- Prompt -
Search the material for "this" and show all lines that contain it.
====== Data section
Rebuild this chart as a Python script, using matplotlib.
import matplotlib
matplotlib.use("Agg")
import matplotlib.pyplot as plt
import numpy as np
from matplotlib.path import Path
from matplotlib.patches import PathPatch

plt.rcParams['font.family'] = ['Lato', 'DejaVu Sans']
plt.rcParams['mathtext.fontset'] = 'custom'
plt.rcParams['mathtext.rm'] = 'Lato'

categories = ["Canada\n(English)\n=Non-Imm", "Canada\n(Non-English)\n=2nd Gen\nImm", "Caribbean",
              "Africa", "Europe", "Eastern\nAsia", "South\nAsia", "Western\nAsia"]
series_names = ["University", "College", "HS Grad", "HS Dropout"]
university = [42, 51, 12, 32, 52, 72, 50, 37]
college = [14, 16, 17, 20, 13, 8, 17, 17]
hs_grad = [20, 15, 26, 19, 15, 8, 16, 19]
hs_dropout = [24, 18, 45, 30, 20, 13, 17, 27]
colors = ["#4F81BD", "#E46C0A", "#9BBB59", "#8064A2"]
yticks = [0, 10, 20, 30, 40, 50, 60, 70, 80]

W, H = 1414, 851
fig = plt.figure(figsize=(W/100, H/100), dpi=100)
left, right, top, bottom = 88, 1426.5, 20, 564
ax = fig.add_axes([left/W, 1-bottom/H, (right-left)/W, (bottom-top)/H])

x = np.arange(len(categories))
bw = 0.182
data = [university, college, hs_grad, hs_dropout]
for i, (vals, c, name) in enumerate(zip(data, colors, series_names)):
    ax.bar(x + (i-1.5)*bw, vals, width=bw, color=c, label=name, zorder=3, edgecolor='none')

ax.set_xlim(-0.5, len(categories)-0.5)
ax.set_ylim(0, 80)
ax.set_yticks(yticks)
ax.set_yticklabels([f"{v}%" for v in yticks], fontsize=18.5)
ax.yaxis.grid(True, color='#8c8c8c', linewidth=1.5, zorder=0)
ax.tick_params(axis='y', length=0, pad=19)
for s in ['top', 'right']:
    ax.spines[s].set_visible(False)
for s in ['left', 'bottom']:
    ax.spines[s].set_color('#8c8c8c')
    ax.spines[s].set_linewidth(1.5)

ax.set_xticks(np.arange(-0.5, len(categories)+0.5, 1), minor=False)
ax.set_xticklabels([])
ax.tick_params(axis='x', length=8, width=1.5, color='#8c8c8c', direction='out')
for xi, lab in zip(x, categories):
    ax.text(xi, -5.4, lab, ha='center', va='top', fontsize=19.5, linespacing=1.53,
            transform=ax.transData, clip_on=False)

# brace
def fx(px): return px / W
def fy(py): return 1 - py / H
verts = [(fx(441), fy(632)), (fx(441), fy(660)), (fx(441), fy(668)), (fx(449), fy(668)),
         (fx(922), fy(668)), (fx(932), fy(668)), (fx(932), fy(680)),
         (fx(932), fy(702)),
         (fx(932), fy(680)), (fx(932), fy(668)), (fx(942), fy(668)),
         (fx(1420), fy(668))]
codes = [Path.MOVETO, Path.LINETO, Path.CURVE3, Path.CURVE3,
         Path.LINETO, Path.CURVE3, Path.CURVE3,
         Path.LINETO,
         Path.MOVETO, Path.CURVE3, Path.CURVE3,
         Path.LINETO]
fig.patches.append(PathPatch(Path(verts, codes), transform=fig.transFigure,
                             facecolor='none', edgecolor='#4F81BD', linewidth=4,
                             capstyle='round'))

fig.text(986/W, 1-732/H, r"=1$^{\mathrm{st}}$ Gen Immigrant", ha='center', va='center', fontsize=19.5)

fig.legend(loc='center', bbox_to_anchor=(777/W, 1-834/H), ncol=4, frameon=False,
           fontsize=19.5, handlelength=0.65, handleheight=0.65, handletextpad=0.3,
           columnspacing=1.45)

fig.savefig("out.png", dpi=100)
============
====== Data section
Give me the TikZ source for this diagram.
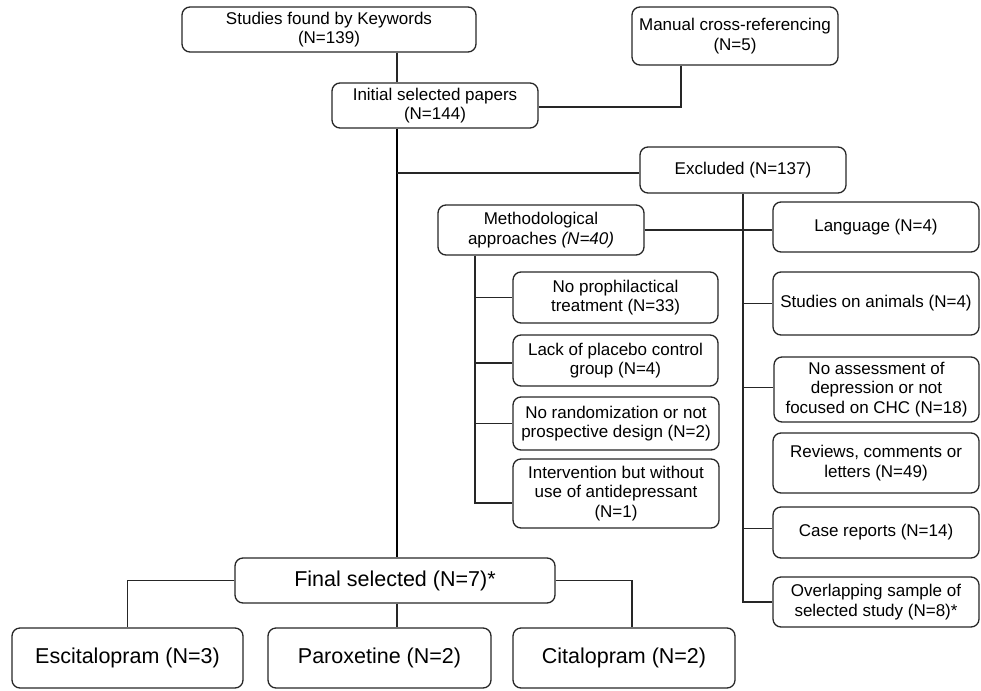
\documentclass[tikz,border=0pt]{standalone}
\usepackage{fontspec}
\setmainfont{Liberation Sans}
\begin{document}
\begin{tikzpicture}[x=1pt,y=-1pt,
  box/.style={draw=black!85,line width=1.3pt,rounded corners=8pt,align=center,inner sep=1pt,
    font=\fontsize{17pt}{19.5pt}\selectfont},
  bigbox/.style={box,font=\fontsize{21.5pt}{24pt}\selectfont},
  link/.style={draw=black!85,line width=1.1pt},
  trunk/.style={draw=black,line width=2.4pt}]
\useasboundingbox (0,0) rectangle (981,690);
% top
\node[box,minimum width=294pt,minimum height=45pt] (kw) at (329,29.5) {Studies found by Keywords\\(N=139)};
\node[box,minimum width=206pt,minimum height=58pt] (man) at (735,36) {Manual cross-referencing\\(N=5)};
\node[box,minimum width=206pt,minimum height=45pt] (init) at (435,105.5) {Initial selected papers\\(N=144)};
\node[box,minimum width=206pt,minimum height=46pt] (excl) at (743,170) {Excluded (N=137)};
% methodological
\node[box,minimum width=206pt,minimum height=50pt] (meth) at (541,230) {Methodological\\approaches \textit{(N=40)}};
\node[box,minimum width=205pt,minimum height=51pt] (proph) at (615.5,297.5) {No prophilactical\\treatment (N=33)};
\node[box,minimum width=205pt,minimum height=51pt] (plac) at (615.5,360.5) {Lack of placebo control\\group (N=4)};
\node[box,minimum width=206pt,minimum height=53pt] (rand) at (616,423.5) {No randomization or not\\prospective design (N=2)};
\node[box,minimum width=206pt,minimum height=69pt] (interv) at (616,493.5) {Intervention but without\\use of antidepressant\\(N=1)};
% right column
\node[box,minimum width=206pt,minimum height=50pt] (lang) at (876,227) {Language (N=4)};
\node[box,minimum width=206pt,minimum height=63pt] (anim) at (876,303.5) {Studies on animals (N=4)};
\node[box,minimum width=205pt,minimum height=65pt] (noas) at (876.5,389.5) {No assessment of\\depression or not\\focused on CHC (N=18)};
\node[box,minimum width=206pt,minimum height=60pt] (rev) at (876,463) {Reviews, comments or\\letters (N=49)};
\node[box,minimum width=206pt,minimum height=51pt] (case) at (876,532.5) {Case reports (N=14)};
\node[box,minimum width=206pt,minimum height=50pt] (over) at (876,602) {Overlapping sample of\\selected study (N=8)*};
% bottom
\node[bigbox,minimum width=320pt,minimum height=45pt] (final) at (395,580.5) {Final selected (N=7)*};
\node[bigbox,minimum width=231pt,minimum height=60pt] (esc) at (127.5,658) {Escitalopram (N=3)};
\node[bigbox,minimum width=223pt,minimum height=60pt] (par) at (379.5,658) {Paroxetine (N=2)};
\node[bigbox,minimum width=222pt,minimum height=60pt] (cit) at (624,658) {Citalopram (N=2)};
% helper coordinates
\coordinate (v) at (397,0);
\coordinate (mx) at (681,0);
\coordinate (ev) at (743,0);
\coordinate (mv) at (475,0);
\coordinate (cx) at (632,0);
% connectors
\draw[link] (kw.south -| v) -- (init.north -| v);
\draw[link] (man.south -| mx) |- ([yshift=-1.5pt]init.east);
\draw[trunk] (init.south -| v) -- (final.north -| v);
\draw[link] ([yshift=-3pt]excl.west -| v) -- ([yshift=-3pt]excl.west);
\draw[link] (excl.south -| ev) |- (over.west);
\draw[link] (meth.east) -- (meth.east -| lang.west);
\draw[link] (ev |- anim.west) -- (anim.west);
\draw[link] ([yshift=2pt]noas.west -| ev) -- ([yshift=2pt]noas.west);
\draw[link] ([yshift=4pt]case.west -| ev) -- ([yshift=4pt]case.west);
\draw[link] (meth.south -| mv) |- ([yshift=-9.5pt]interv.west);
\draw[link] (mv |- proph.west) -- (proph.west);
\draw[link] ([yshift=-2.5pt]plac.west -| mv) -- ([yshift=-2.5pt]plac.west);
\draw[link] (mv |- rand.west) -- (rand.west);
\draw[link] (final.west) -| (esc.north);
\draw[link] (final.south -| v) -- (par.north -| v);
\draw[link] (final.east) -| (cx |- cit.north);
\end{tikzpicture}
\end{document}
============
- Task result -
Rebuild this chart as a Python script, using matplotlib.
Give me the TikZ source for this diagram.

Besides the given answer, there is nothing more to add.